Action: An action is any legal proceeding which is brought to court to resolve a dispute, obtain compensation, or enforce a right.
CFTC: The CFTC is the Commodity Futures Trading Commission. It is an independent agency that was created by the U.S. Government in 1974 to monitor and regulate the trading of commodities futures. The CFTC also protects participants in the commodities market from fraud, manipulation and abusive trading practices.
Complaint: A complaint, also known as a lawsuit, is the legal document filed to initiate a case against a defendant.
Dodd-Frank Act: Dodd-Frank is the common shorthand for the Dodd-Frank Wall Street Reform and Consumer Protection Act. The Dodd-Frank Act was passed by congress in response to the financial recession of the late 2000’s. The purpose of the act is to increase accountability and transparency in the American financial system. In addition to a number of regulations on the financial industry, the Dodd-Frank Act contains the “whistleblower bounty program” known as qui tam, which provides monetary incentives to individuals or organizations who come forward with original information that leads to an enforcement action by the SEC.

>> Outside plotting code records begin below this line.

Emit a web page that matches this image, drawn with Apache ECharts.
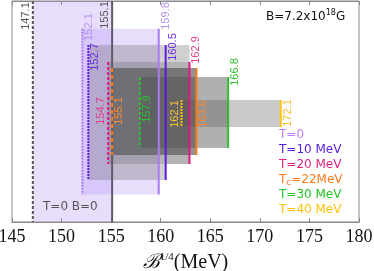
<!DOCTYPE html>
<html><head><meta charset="utf-8">
<script src="https://cdn.jsdelivr.net/npm/echarts@6/dist/echarts.min.js"></script>
<style>html,body{margin:0;padding:0;background:#fff}#c{width:374px;height:271px}</style>
</head><body><div id="c"></div>
<script>
// ---- data ----
const bands = ['T=0 B=0', 'T=0', 'T=10 MeV', 'T=20 MeV', 'Tc=22MeV', 'T=30 MeV', 'T=40 MeV'];
const lowerB = [147.1, 152.1, 152.7, 154.7, 155.1, 157.9, 162.1];
const upperB = [155.1, 159.8, 160.5, 162.9, 163.6, 166.8, 172.1];
// vertical extent of each band (y axis runs -1..1, purely decorative)
const bandTop = [1.0, 0.749, 0.602, 0.448, 0.394, 0.312, 0.104];
const bandBottom = [-1.0, -0.751, -0.620, -0.475, -0.394, -0.330, -0.140];
const xTicks = [145, 150, 155, 160, 165, 170, 175, 180];

// ---- styles ----
const fills = ['rgba(179,145,245,0.3)', 'rgba(179,145,245,0.3)', 'rgba(100,100,100,0.3)',
  'rgba(80,80,80,0.23)', 'rgba(80,80,80,0.62)', 'rgba(80,80,80,0.45)', 'rgba(80,80,80,0.3)'];
const lineColL = ['#555555', '#a97cf2', '#5a18e0', '#e0177c', '#ff7a10', '#2fbf2f', '#ffc010'];
const lineColU = ['#5e5a68', '#a97cf2', '#5a18e0', '#e0177c', '#ff7a10', '#2fbf2f', '#ffc010'];
const labColL = ['#555555', '#b490f2', '#6a30e0', '#e0408e', '#ff8a30', '#30c030', '#f5c030'];
const labColU = ['#555555', '#b490f2', '#6a30e0', '#e0408e', '#ff8a30', '#30c030', '#f5c030'];
const dashL = [[3, 2], [2, 1], [2, 1], [3, 2], [4, 3], [3, 2], [2, 1]];
const dashU = [null, null, null, null, null, null, null];
// label centre (pixel y) and side (-1 left, +1 right)
const labYL = [16, 27, 57, 111, 111, 109, 114];
const labYU = [15, 16, 47, 50, 114, 72, 113];
const sideL = [-1, 1, 1, -1, 1, 1, -1];
const sideU = [-1, 1, 1, 1, 1, 1, 1];

const chart = echarts.init(document.getElementById('c'), null, {renderer: 'canvas'});
const data = bands.map((b, i) => [lowerB[i], upperB[i], bandTop[i], bandBottom[i]]);
// grey shoulder between the T=10 and T=20 upper bounds
const shoulder = [[upperB[2], upperB[3], bandTop[2], bandBottom[3]]];

function rectOf(params, api) {
  const p1 = api.coord([api.value(0), api.value(2)]);
  const p2 = api.coord([api.value(1), api.value(3)]);
  const cs = params.coordSys;
  const top = Math.max(p1[1], cs.y), bot = Math.min(p2[1], cs.y + cs.height);
  return {p1, p2, top, bot};
}

function renderItem(params, api) {
  const i = params.dataIndex;
  const x1 = api.value(0), x2 = api.value(1);
  const {p1, p2, top, bot} = rectOf(params, api);
  const children = [
    {type: 'rect', shape: {x: p1[0], y: top, width: p2[0] - p1[0], height: bot - top},
     style: {fill: fills[i]}, z2: i},
    {type: 'line', shape: {x1: p1[0], y1: top, x2: p1[0], y2: bot},
     style: {stroke: lineColL[i], lineWidth: 2, lineDash: dashL[i]}, z2: 20 + i},
    {type: 'line', shape: {x1: p2[0], y1: top, x2: p2[0], y2: bot},
     style: {stroke: lineColU[i], lineWidth: 2, lineDash: dashU[i]}, z2: 20 + i},
    {type: 'text', x: p1[0] + sideL[i] * 7, y: labYL[i], rotation: Math.PI / 2,
     style: {text: x1.toFixed(1), fill: labColL[i], font: '11px "Liberation Sans"', align: 'center', verticalAlign: 'middle'}, z2: 40},
    {type: 'text', x: p2[0] + sideU[i] * 7, y: labYU[i], rotation: Math.PI / 2,
     style: {text: x2.toFixed(1), fill: labColU[i], font: '11px "Liberation Sans"', align: 'center', verticalAlign: 'middle'}, z2: 40}
  ];
  return {type: 'group', children};
}

function renderShoulder(params, api) {
  const {p1, p2, top, bot} = rectOf(params, api);
  return {type: 'rect', shape: {x: p1[0] + 1, y: top, width: p2[0] - p1[0] - 1, height: bot - top},
    style: {fill: fills[2]}};
}

const legendCols = ['#c07cf8', '#5a1ee0', '#e0207f', '#ff7b1c', '#22c422', '#ffc107'];
const legendY = [137, 152, 167, 182, 197, 212];
const legendTexts = [
  {text: 'T=0'}, {text: 'T=10 MeV'}, {text: 'T=20 MeV'},
  {text: 'T{s|c}=22MeV'}, {text: 'T=30 MeV'}, {text: 'T=40 MeV'}
];

const option = {
  animation: false,
  grid: {left: 12, right: 15, top: 1, bottom: 49, show: true, borderColor: '#888', borderWidth: 1,
    containLabel: false, outerBoundsMode: 'none'},
  xAxis: [{
    type: 'value', min: 145, max: 180, interval: 5, position: 'bottom',
    axisLine: {show: true, onZero: false, lineStyle: {color: '#888'}},
    axisTick: {show: true, inside: true, length: 4, lineStyle: {color: '#888'}},
    splitLine: {show: false},
    axisLabel: {fontFamily: 'Liberation Serif', fontSize: 18, color: '#111', margin: 6,
      formatter: v => xTicks.includes(v) ? String(v) : ''},
    name: '{b|ℬ}{s|1/4}{m|(MeV)}', nameLocation: 'middle', nameGap: 30,
    nameTextStyle: {rich: {
      b: {fontFamily: 'DejaVu Serif', fontStyle: 'italic', fontSize: 20, color: '#111'},
      s: {fontFamily: 'Liberation Serif', fontSize: 11, color: '#111', padding: [0, 0, 10, 0]},
      m: {fontFamily: 'Liberation Serif', fontSize: 20, color: '#111'}
    }}
  }, {
    type: 'value', min: 145, max: 180, interval: 5, position: 'top',
    axisLine: {show: true, onZero: false, lineStyle: {color: '#888'}},
    axisTick: {show: true, inside: true, length: 4, lineStyle: {color: '#888'}},
    axisLabel: {show: false}, splitLine: {show: false}
  }],
  yAxis: {type: 'value', min: -1, max: 1, show: false},
  series: [{
    type: 'custom', renderItem: renderShoulder, data: shoulder, clip: true, xAxisIndex: 0, z: 1,
    encode: {x: [0, 1], y: [2, 3]}
  }, {
    type: 'custom', renderItem, data, clip: true, xAxisIndex: 0, z: 2,
    encode: {x: [0, 1], y: [2, 3]}
  }],
  graphic: [
    {type: 'text', left: 266, top: 9, style: {text: 'B=7.2x10{u|18}G', font: '12px "DejaVu Sans"', fill: '#111',
      rich: {u: {fontSize: 8, fontFamily: 'DejaVu Sans', fill: '#111', padding: [0, 0, 7, 0]}}}},
    {type: 'text', left: 43, top: 201, style: {text: 'T=0 B=0', font: '12px "DejaVu Sans"', fill: '#555'}, z: 50}
  ].concat(legendTexts.map((t, i) => ({
    type: 'text', left: 279, top: legendY[i] - 8, z: 50,
    style: {text: t.text, font: '12px "DejaVu Sans"', fill: legendCols[i],
      rich: {s: {fontSize: 9, fontFamily: 'DejaVu Sans', fill: legendCols[i], padding: [5, 0, 0, 0]}}}
  })))
};
chart.setOption(option);
</script>
</body></html>
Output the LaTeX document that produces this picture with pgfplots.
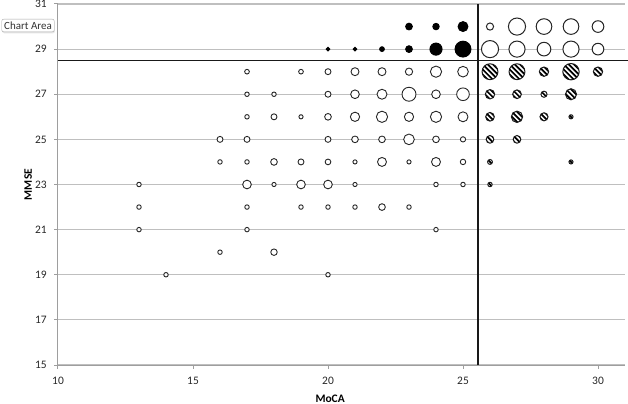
\documentclass[border=0pt]{standalone}
\usepackage{pgfplots}
\pgfplotsset{compat=1.18}
\usepackage{pgfplotstable}
\usepackage{fontspec}
\setmainfont{Carlito}
\usetikzlibrary{shadows}

\pgfdeclareplotmark{hatchcirc}{%
  \pgfpathcircle{\pgfpointorigin}{\pgfplotmarksize}%
  \pgfsetfillcolor{white}%
  \pgfusepathqfill
  \begin{pgfscope}%
    \pgfpathcircle{\pgfpointorigin}{\pgfplotmarksize}%
    \pgfusepathqclip
    \pgfsetlinewidth{1.7bp}%
    \pgfsetstrokecolor{black}%
    \foreach \k in {-4,...,4}{%
      \pgfpathmoveto{\pgfpoint{\k*2.55bp-14bp}{\k*2.55bp+14bp}}%
      \pgfpathlineto{\pgfpoint{\k*2.55bp+14bp}{\k*2.55bp-14bp}}%
      \pgfusepathqstroke
    }%
  \end{pgfscope}%
  \pgfpathcircle{\pgfpointorigin}{\pgfplotmarksize}%
  \pgfusepathqstroke
}

\pgfplotstableread{
x y d
23 30 7.3
24 30 7
25 30 10.5
20 29 4
21 29 4
22 29 5.3
23 29 7.3
24 29 12.7
25 29 16.5
}\filled

\pgfplotstableread{
x y d
26 30 8
27 30 18
28 30 16.5
29 30 16.5
30 30 12.5
26 29 18
27 29 17
28 29 14.5
29 29 17
30 29 12.5
}\topright

\pgfplotstableread{
x y d
26 28 16.5
27 28 16.5
28 28 10
29 28 17
30 28 10
26 27 10
27 27 9.3
28 27 6.7
29 27 11.7
26 26 9.3
27 26 12
28 26 8.7
29 26 4.7
26 25 8.3
27 25 8.3
26 24 5.5
29 24 4.7
26 23 5
}\hatched

\pgfplotstableread{
x y d
17 28 4.7
19 28 4.7
20 28 6
21 28 8
22 28 8
23 28 7.3
24 28 11.3
25 28 10.7
17 27 4.5
18 27 4.5
20 27 6
21 27 8.7
22 27 10
23 27 14
24 27 8.7
25 27 12.7
17 26 4.5
18 26 6
19 26 4.2
20 26 6.7
21 26 9.3
22 26 11.3
23 26 9.3
24 26 11.3
25 26 10
16 25 6
17 25 6
20 25 6
21 25 6.7
22 25 6.7
23 25 10.7
24 25 6.7
25 25 5.3
16 24 4.5
17 24 4.5
18 24 6.7
19 24 6
20 24 5.7
21 24 4.2
22 24 9
23 24 4.2
24 24 9
25 24 5.5
13 23 4.5
17 23 8.7
18 23 4.2
19 23 8.7
20 23 8.7
21 23 4.2
24 23 4.5
25 23 4.5
13 22 4.5
17 22 4.5
19 22 4.5
20 22 4.5
21 22 4.5
22 22 6.7
23 22 4.5
13 21 4.5
17 21 4.5
24 21 4.5
16 20 4.5
18 20 6.5
14 19 4.5
20 19 4.5
}\other

\begin{document}
\begin{tikzpicture}
\begin{axis}[
  name=ax, at={(0,0)}, anchor=south west,
  scale only axis, width=567bp, height=361bp,
  xmin=10, xmax=31, ymin=15, ymax=31,
  xtick={10,15,20,25,30}, ytick={15,17,...,31},
  axis x line*=bottom, axis y line*=left,
  axis line style={draw=black!38, line width=1bp, -},
  ymajorgrids, grid style={draw=black!25, line width=1.2bp},
  tick align=outside, major tick length=3.5bp,
  tick style={draw=black!38, line width=1bp},
  /pgf/number format/assume math mode=true,
  ticklabel style={font=\fontsize{11.5}{13}\selectfont, text=black!85},
  yticklabel style={anchor=east, inner sep=0pt},
  xticklabel style={anchor=north, inner sep=0pt},
  yticklabel shift=7.5bp,
  xticklabel shift=8.5bp,
  xlabel={\textbf{MoCA}},
  ylabel={\textbf{MMSE}},
  xlabel style={at={([yshift=-37bp]axis description cs:0.48,0)}, anchor=base, inner sep=0pt, font=\fontsize{11.5}{13}\selectfont},
  ylabel style={at={([xshift=-26bp]axis description cs:0,0.5)}, anchor=base, inner sep=0pt, font=\fontsize{11.5}{13}\selectfont},
  clip=false,
]
% open bubbles (lower left)
\addplot[scatter, only marks, mark=*,
  visualization depends on={\thisrow{d}/2 \as \rr},
  scatter/use mapped color={draw=black!85, fill=white, line width=0.9bp},
  scatter/@pre marker code/.append style={/tikz/mark size=\rr}]
  table[x=x,y=y]{\other};
% hatched bubbles
\addplot[scatter, only marks, mark=hatchcirc,
  visualization depends on={\thisrow{d}/2-0.3 \as \rr},
  scatter/use mapped color={draw=black!90, line width=1bp},
  scatter/@pre marker code/.append style={/tikz/mark size=\rr}]
  table[x=x,y=y]{\hatched};
% open bubbles top right
\addplot[scatter, only marks, mark=*,
  visualization depends on={\thisrow{d}/2-0.4 \as \rr},
  scatter/use mapped color={draw=black!85, fill=white, line width=1bp},
  scatter/@pre marker code/.append style={/tikz/mark size=\rr}]
  table[x=x,y=y]{\topright};
% filled bubbles
\addplot[scatter, only marks, mark=*,
  visualization depends on={\thisrow{d}/2-0.3 \as \rr},
  scatter/use mapped color={draw=black, fill=black, line width=1bp},
  scatter/@pre marker code/.append style={/tikz/mark size=\rr}]
  table[x=x,y=y]{\filled};
% threshold lines
\addplot[black!90, line width=1.8bp, no marks] coordinates {(10,28.5) (31.11,28.5)};
\addplot[black!90, line width=1.8bp, no marks] coordinates {(25.55,15) (25.55,31)};
\end{axis}
\node[draw=black!35, fill=white, rounded corners=2bp,
  drop shadow={opacity=0.2, shadow xshift=0.6bp, shadow yshift=-1.5bp},
  inner xsep=2.5bp, inner ysep=2.5bp, font=\fontsize{11}{13}\selectfont, text=black!80]
  at (-30bp,339.5bp) {Chart Area};
\pgfresetboundingbox
\path (-58bp,-39bp) rectangle (570bp,365bp);
\end{tikzpicture}
\end{document}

False Claims Act: The False Claims Act was passed by congress in 1863 in order to crack down on fraud committed against the Union during the Civil War. It was created to impose liability on anyone, usually federal contractors, who attempt to defraud government programs. One notable provision of the False Claims Act is the “qui tam” provision, which allows a person not affiliated with the government to file a suit on behalf of the government in exchange for a reward. The False Claims Act also protects whistleblowers from retaliation by their employers.
Fraud: Fraud is the action of using deliberately dishonest or unethical means to obtain money or other benefits.
Litigation: Litigation is the act or process of bringing or contesting a lawsuit.
Qui Tam: A qui tam action is a legal action which authorizes any person, including individual citizens, associations, and even businesses to bring a suit on behalf of the government and themselves. In whistleblower litigation under the False Claims Act qui tam provides an incentive to anyone bringing forward information about fraud committed against the government. It is an abbreviation of the Latin phrase “qui tam pro domino rege quam pro se ipso in hac parte sequitur,” meaning, “He who sues for the King, as well for himself.”
Relator: A relator is a legal term that refers to any person or organization who brings a public lawsuit on behalf of the government. The relator is also known as a “whistleblower.”
SEC: The SEC is the Securities and Exchange Commission. The SEC was established in 1934 to regulate the securities industry and the nation’s stock and options exchanges.
Under Seal: This refers to the confidentiality required for whistleblower cases. When a case is filed, it is sealed by the court and kept confidential while the government investigates the charges and decides whether or not to intervene in the case.
Whistleblower: The term whistleblower comes from the old English police practice of blowing a whistle when witnessing a crime in progress. In modern legal proceedings a whistleblower is a person who discloses non-public information, usually about a company that is committing fraud or some other harmful practice.